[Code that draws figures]
--------------------------------------------------
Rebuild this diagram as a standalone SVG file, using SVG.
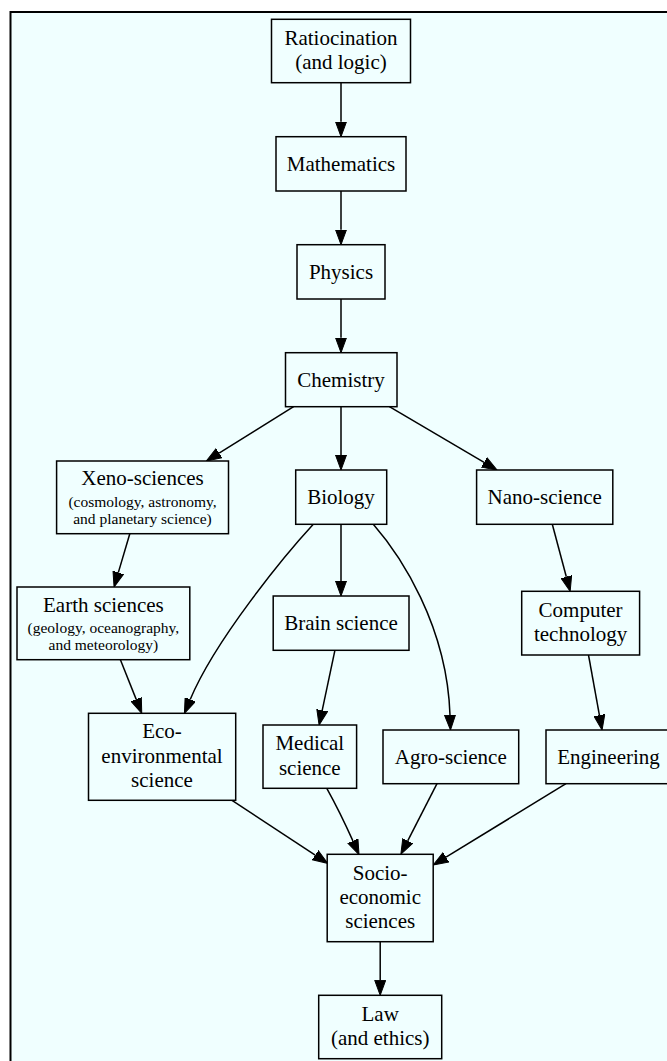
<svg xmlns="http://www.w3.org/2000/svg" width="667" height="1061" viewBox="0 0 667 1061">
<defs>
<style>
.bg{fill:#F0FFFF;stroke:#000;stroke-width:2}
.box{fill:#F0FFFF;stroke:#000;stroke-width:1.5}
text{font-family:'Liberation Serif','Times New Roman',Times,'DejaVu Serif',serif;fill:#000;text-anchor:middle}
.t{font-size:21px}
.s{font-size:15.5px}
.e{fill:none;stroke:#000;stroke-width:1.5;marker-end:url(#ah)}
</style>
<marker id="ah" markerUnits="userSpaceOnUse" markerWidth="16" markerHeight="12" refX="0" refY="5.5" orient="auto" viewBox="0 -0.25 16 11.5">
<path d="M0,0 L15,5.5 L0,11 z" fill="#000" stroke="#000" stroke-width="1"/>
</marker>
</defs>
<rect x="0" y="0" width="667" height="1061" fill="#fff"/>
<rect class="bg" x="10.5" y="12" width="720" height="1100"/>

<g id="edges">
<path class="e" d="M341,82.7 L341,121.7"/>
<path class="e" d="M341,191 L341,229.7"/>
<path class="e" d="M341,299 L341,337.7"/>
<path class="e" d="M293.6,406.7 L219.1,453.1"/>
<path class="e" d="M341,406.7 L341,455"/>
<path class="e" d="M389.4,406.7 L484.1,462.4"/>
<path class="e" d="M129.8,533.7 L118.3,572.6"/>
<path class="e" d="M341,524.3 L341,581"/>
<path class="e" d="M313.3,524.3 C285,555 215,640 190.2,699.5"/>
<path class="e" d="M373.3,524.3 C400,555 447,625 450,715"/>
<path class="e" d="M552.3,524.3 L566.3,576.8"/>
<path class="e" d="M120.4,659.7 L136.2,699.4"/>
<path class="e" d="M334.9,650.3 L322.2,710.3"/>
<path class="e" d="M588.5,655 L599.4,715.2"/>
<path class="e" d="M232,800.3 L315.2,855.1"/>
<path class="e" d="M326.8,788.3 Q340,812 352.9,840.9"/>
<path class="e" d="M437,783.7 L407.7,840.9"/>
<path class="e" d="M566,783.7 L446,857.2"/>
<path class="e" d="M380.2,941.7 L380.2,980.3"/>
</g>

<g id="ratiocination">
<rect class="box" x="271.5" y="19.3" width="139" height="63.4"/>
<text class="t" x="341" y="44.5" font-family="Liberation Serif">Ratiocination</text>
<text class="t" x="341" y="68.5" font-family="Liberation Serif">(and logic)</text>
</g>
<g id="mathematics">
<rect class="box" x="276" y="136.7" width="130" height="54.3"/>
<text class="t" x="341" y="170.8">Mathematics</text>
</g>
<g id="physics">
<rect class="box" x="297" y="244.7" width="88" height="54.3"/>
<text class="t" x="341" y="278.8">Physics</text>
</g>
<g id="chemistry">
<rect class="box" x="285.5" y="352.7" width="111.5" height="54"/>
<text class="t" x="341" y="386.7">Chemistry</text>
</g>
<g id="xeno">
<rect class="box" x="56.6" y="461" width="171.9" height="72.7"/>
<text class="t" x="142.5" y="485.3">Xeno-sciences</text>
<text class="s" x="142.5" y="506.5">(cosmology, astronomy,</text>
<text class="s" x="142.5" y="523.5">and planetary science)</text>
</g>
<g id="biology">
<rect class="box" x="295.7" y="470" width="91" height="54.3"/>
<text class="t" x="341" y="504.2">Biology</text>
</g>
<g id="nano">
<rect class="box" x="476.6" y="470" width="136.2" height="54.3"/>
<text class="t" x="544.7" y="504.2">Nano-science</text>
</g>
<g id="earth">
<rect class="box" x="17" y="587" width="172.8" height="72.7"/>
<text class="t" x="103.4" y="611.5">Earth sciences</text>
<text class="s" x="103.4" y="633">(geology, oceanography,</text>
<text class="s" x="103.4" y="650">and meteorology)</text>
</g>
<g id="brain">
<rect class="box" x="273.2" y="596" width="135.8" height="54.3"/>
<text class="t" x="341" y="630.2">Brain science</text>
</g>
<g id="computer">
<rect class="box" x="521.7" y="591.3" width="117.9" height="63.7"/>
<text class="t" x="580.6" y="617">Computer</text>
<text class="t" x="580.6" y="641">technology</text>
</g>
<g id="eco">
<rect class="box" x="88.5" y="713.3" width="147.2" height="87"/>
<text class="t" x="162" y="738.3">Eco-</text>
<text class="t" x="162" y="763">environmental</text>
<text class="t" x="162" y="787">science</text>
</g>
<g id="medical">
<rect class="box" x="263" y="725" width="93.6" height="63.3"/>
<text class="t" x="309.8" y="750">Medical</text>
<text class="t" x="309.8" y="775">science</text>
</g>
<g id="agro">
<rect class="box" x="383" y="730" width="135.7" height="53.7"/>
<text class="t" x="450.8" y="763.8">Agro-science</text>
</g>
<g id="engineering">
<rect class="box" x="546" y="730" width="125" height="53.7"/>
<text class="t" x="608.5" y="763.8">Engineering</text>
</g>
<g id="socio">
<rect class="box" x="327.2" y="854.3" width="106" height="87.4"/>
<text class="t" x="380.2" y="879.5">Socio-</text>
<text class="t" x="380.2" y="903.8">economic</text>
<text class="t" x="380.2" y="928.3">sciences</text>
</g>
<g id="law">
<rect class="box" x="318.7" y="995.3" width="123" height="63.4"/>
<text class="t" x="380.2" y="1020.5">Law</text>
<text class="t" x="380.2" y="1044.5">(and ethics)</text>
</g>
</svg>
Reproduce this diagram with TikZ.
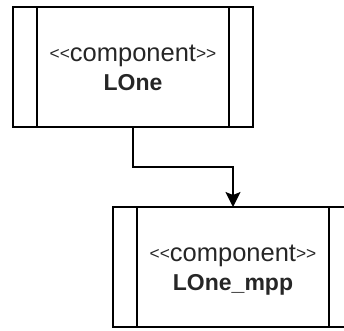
--------------------------------------------------
-- YOUR OBJECTIVE --
Nothing but the pictures may be dropped; output the records above exactly.

-- WORKED SOLUTION --
Rebuild this diagram as a standalone SVG file, using SVG.
<svg xmlns="http://www.w3.org/2000/svg" width="667" height="1061" viewBox="0 0 667 1061">
<defs>
<style>
.bg{fill:#F0FFFF;stroke:#000;stroke-width:2}
.box{fill:#F0FFFF;stroke:#000;stroke-width:1.5}
text{font-family:'Liberation Serif','Times New Roman',Times,'DejaVu Serif',serif;fill:#000;text-anchor:middle}
.t{font-size:21px}
.s{font-size:15.5px}
.e{fill:none;stroke:#000;stroke-width:1.5;marker-end:url(#ah)}
</style>
<marker id="ah" markerUnits="userSpaceOnUse" markerWidth="16" markerHeight="12" refX="0" refY="5.5" orient="auto" viewBox="0 -0.25 16 11.5">
<path d="M0,0 L15,5.5 L0,11 z" fill="#000" stroke="#000" stroke-width="1"/>
</marker>
</defs>
<rect x="0" y="0" width="667" height="1061" fill="#fff"/>
<rect class="bg" x="10.5" y="12" width="720" height="1100"/>

<g id="edges">
<path class="e" d="M341,82.7 L341,121.7"/>
<path class="e" d="M341,191 L341,229.7"/>
<path class="e" d="M341,299 L341,337.7"/>
<path class="e" d="M293.6,406.7 L219.1,453.1"/>
<path class="e" d="M341,406.7 L341,455"/>
<path class="e" d="M389.4,406.7 L484.1,462.4"/>
<path class="e" d="M129.8,533.7 L118.3,572.6"/>
<path class="e" d="M341,524.3 L341,581"/>
<path class="e" d="M313.3,524.3 C285,555 215,640 190.2,699.5"/>
<path class="e" d="M373.3,524.3 C400,555 447,625 450,715"/>
<path class="e" d="M552.3,524.3 L566.3,576.8"/>
<path class="e" d="M120.4,659.7 L136.2,699.4"/>
<path class="e" d="M334.9,650.3 L322.2,710.3"/>
<path class="e" d="M588.5,655 L599.4,715.2"/>
<path class="e" d="M232,800.3 L315.2,855.1"/>
<path class="e" d="M326.8,788.3 Q340,812 352.9,840.9"/>
<path class="e" d="M437,783.7 L407.7,840.9"/>
<path class="e" d="M566,783.7 L446,857.2"/>
<path class="e" d="M380.2,941.7 L380.2,980.3"/>
</g>

<g id="ratiocination">
<rect class="box" x="271.5" y="19.3" width="139" height="63.4"/>
<text class="t" x="341" y="44.5" font-family="Liberation Serif">Ratiocination</text>
<text class="t" x="341" y="68.5" font-family="Liberation Serif">(and logic)</text>
</g>
<g id="mathematics">
<rect class="box" x="276" y="136.7" width="130" height="54.3"/>
<text class="t" x="341" y="170.8">Mathematics</text>
</g>
<g id="physics">
<rect class="box" x="297" y="244.7" width="88" height="54.3"/>
<text class="t" x="341" y="278.8">Physics</text>
</g>
<g id="chemistry">
<rect class="box" x="285.5" y="352.7" width="111.5" height="54"/>
<text class="t" x="341" y="386.7">Chemistry</text>
</g>
<g id="xeno">
<rect class="box" x="56.6" y="461" width="171.9" height="72.7"/>
<text class="t" x="142.5" y="485.3">Xeno-sciences</text>
<text class="s" x="142.5" y="506.5">(cosmology, astronomy,</text>
<text class="s" x="142.5" y="523.5">and planetary science)</text>
</g>
<g id="biology">
<rect class="box" x="295.7" y="470" width="91" height="54.3"/>
<text class="t" x="341" y="504.2">Biology</text>
</g>
<g id="nano">
<rect class="box" x="476.6" y="470" width="136.2" height="54.3"/>
<text class="t" x="544.7" y="504.2">Nano-science</text>
</g>
<g id="earth">
<rect class="box" x="17" y="587" width="172.8" height="72.7"/>
<text class="t" x="103.4" y="611.5">Earth sciences</text>
<text class="s" x="103.4" y="633">(geology, oceanography,</text>
<text class="s" x="103.4" y="650">and meteorology)</text>
</g>
<g id="brain">
<rect class="box" x="273.2" y="596" width="135.8" height="54.3"/>
<text class="t" x="341" y="630.2">Brain science</text>
</g>
<g id="computer">
<rect class="box" x="521.7" y="591.3" width="117.9" height="63.7"/>
<text class="t" x="580.6" y="617">Computer</text>
<text class="t" x="580.6" y="641">technology</text>
</g>
<g id="eco">
<rect class="box" x="88.5" y="713.3" width="147.2" height="87"/>
<text class="t" x="162" y="738.3">Eco-</text>
<text class="t" x="162" y="763">environmental</text>
<text class="t" x="162" y="787">science</text>
</g>
<g id="medical">
<rect class="box" x="263" y="725" width="93.6" height="63.3"/>
<text class="t" x="309.8" y="750">Medical</text>
<text class="t" x="309.8" y="775">science</text>
</g>
<g id="agro">
<rect class="box" x="383" y="730" width="135.7" height="53.7"/>
<text class="t" x="450.8" y="763.8">Agro-science</text>
</g>
<g id="engineering">
<rect class="box" x="546" y="730" width="125" height="53.7"/>
<text class="t" x="608.5" y="763.8">Engineering</text>
</g>
<g id="socio">
<rect class="box" x="327.2" y="854.3" width="106" height="87.4"/>
<text class="t" x="380.2" y="879.5">Socio-</text>
<text class="t" x="380.2" y="903.8">economic</text>
<text class="t" x="380.2" y="928.3">sciences</text>
</g>
<g id="law">
<rect class="box" x="318.7" y="995.3" width="123" height="63.4"/>
<text class="t" x="380.2" y="1020.5">Law</text>
<text class="t" x="380.2" y="1044.5">(and ethics)</text>
</g>
</svg>
Reproduce this diagram with TikZ.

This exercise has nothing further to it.